Contribute to Clue and Oxford’s latest research
If you receive a monthly Cycle Review email from Clue, you might have noticed that six weeks ago we included a questionnaire about sexually transmitted infections (STIs). (The Cycle Review is a personalized overview of your past cycle data and upcoming events that goes out to Clue users who have an account.)
The questionnaire is part of a research study Clue is conducting with the University of Oxford, in effort to understand what happens to someone’s body and menstrual cycle after they contract a sexually transmitted infection.
We want to help people understand how STIs shape cycle length and the menstrual experience and we will share our findings to provide more STI insights and help people diagnose potential infections.

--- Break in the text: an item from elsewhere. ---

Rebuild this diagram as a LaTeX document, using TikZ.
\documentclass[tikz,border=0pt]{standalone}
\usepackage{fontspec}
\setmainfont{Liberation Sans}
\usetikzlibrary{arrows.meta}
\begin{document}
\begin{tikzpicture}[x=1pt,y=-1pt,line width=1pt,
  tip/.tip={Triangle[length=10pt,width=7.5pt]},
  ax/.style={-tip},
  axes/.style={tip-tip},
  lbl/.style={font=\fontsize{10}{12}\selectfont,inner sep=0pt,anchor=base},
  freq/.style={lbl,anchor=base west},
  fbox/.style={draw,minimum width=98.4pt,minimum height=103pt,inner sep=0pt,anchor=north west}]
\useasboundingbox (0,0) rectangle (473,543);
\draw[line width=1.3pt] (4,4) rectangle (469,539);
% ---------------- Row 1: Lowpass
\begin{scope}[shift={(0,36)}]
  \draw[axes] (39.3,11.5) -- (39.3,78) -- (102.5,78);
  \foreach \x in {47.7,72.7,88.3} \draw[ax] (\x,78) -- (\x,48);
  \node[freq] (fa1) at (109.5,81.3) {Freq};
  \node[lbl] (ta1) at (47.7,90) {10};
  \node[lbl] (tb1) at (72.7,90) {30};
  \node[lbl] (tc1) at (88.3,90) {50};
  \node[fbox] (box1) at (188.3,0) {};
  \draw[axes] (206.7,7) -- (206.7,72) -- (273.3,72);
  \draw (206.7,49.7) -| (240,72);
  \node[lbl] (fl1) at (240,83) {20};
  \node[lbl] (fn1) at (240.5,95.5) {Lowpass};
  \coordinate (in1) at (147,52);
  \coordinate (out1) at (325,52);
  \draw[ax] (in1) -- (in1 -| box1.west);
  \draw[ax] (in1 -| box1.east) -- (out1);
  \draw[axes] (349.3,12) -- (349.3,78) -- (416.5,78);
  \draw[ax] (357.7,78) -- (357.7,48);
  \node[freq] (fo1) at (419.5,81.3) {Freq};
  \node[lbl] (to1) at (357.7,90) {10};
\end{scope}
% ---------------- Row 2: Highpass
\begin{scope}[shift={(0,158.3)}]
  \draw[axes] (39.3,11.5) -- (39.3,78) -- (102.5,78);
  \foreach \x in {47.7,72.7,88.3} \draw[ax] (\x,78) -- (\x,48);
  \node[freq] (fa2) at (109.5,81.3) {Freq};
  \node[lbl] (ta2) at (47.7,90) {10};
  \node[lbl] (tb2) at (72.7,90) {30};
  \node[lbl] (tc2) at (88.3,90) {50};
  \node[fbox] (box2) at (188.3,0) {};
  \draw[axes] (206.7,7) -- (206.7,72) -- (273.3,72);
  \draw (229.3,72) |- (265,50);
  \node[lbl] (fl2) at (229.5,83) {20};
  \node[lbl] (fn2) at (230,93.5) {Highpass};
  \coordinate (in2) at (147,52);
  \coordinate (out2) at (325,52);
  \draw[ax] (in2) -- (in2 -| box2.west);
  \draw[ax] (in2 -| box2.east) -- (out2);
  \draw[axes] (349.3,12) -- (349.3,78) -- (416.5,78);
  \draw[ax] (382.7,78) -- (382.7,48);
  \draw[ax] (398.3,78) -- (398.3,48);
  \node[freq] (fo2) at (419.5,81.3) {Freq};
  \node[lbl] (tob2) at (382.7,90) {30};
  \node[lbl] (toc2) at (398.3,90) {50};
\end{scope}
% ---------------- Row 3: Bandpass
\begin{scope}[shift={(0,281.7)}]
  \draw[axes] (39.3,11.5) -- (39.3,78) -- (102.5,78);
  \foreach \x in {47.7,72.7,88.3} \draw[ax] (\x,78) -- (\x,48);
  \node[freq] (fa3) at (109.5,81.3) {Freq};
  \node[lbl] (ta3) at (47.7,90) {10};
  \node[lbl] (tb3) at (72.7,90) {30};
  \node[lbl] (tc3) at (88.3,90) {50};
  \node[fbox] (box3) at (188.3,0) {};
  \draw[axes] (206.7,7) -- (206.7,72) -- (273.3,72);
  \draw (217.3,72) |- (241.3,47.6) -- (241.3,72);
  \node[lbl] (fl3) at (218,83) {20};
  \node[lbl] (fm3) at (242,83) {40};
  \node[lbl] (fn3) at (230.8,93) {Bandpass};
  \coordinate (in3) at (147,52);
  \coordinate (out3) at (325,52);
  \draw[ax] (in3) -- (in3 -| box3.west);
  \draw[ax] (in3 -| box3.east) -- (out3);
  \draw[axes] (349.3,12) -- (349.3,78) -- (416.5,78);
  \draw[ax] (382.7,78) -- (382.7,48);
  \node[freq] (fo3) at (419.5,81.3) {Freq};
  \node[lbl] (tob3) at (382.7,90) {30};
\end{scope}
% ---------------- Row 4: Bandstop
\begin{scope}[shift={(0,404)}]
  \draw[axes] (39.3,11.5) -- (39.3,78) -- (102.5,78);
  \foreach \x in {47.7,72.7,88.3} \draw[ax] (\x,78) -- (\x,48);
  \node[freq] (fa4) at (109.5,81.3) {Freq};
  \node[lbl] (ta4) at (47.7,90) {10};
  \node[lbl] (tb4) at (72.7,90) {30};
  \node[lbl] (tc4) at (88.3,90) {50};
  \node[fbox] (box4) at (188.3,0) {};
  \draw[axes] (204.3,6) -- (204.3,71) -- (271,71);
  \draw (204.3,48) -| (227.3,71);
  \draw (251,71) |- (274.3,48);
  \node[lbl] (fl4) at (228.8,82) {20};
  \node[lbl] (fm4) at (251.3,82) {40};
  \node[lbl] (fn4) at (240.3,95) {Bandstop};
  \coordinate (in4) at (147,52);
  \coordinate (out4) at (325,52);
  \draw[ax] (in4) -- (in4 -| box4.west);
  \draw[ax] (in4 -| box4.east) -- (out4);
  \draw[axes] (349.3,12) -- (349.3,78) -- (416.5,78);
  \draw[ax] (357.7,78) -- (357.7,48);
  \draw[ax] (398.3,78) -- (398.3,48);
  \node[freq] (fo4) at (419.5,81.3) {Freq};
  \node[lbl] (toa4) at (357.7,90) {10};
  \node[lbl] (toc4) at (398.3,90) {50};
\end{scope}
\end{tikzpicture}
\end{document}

Our Oxford collaborator Dr. Alexandra Alvergne is working with Clue researchers Dr. Marija Vlajic Wheeler and Dr. Vedrana Hogqvist Tabor to find answers to the many questions we have about our bodies.
What are STIs?
Sexually transmitted infections are infections commonly spread by sexual intercourse, although they can also be transmitted by mutual masturbation, oral sex, anal sex and non-penetrative genital contact.The majority of STIs show mild or no symptoms, making it harder to detect and diagnose them.
- Each day more than 1M STIs are acquired worldwide
- Each year there are 357M new infections with chlamydia, gonorrhea, syphilis or trichomoniasis worldwide
- >500M people are estimated to have genital infection with herpes simplex virus (HSV)

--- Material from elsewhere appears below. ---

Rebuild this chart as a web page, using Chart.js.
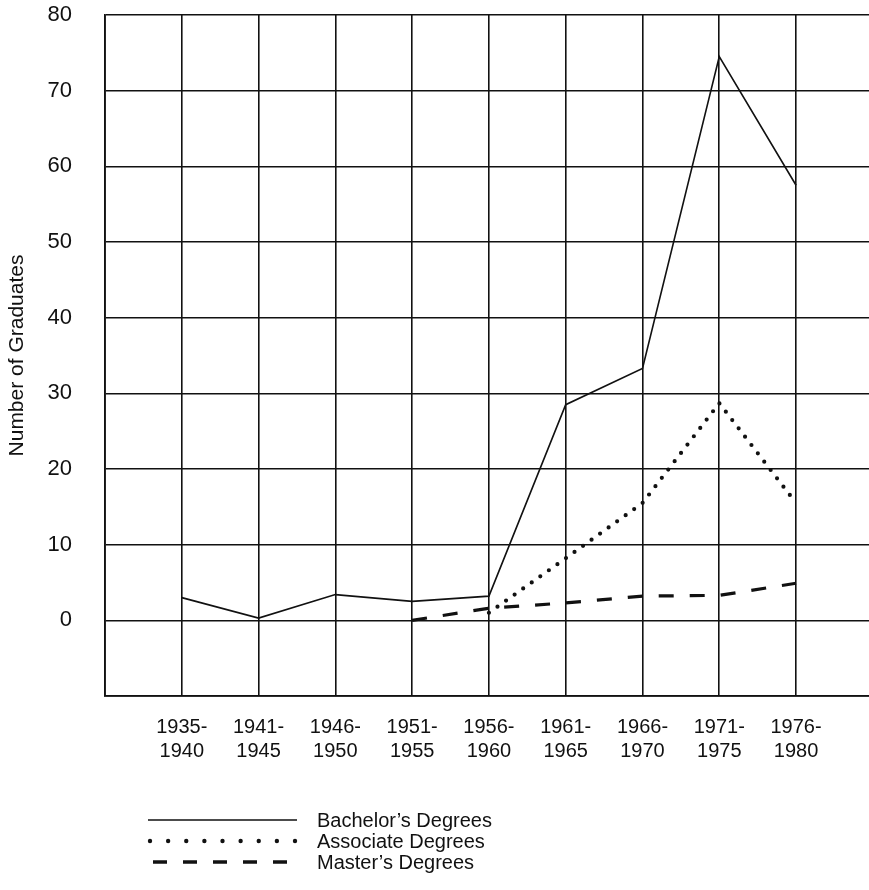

- >290M women have a human papillomavirus (HPV) infection
Can changes in someone’s menstrual cycle and/or premenstrual syndrome (PMS) be the first sign of a contracted disease? “In the medical world, researchers are starting to wonder if PMS could be caused by uterine inflammatory diseases.” -Dr. Alexandra Alvergne
It’s important to get an early diagnosis and treatment for you and any current and previous partners if you have or suspect that you have contracted an STI. This will help you stay healthy.
What happens in our bodies when we get infected?
Pathogens (bacteria and viruses and parasites) enter our bodies and start multiplying and in that process they damage our cells. As a response, our immune system gets activated and starts producing white blood cells and antibodies to fight the pathogens. When our immune system gets activated, it uses up a lot of energy for our bodies and it changes the metabolism of our cells. This reaction may vary during the different phases of the menstrual cycle.
How does our menstrual cycle change?
Someone’s menstrual cycle might change while they are infected with sexually transmitted pathogens. There are reports of higher incidence of PMS and sudden changes in cycle length that are correlated with STIs. There is currently a lack of extensive research in this area, which is how Clue can be used as a research tool to confirm or refute those claims.
How will your survey answers help?
We will analyze the data and publish the findings in a peer-reviewed scientific journal. No names or individual data will be mentioned.
By completing this survey, you’re directly helping put the data into action — and helping us bring the science and understanding of STIs and their impact on the menstrual cycle forward.